▶ PROBLEM DESCRIPTION:
Find the string "this" and gather every line that holds it.

▶ MATERIAL:

↓

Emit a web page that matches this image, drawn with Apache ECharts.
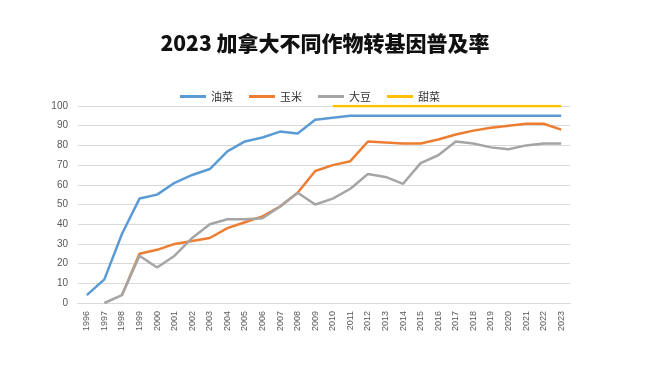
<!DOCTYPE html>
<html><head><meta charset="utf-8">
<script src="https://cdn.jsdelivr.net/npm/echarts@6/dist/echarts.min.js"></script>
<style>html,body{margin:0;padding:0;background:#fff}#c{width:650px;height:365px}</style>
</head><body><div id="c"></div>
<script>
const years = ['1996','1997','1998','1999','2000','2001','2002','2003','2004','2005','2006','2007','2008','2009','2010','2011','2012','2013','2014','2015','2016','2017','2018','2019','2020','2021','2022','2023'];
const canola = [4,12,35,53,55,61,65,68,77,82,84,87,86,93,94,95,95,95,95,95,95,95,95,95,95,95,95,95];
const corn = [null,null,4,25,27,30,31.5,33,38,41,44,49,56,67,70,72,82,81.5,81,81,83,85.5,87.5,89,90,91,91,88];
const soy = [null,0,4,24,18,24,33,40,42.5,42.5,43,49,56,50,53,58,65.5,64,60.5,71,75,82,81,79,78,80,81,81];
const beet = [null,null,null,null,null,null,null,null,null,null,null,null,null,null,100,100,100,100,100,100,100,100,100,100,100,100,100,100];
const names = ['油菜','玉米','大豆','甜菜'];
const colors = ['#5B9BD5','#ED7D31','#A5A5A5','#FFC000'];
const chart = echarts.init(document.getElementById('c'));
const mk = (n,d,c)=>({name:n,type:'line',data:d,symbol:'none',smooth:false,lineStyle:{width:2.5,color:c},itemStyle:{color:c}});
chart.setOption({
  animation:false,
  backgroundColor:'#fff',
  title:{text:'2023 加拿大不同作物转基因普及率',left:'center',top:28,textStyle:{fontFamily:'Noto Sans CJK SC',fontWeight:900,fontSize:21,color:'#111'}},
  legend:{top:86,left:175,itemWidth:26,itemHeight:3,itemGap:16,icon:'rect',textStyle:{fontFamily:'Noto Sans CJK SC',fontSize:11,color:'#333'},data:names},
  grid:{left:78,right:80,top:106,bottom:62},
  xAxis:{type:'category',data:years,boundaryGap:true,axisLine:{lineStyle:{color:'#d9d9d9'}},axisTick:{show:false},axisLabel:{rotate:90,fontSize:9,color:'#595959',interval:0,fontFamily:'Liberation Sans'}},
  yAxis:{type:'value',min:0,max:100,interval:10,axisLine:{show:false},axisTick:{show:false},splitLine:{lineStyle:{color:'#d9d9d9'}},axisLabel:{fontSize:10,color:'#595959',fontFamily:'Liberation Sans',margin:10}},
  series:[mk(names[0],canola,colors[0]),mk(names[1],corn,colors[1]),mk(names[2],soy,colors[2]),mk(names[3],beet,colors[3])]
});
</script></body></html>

↑
↓

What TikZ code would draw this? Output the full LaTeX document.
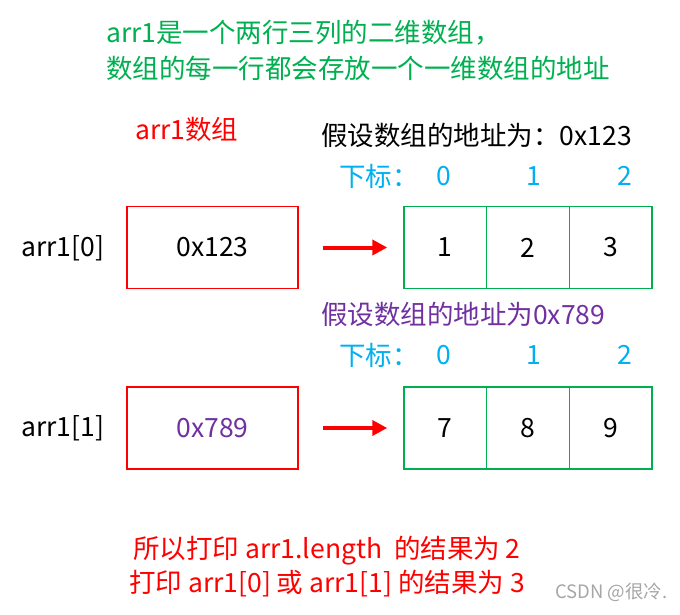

↑

▶ RESULT BELOW:
Emit a web page that matches this image, drawn with Apache ECharts.
What TikZ code would draw this? Output the full LaTeX document.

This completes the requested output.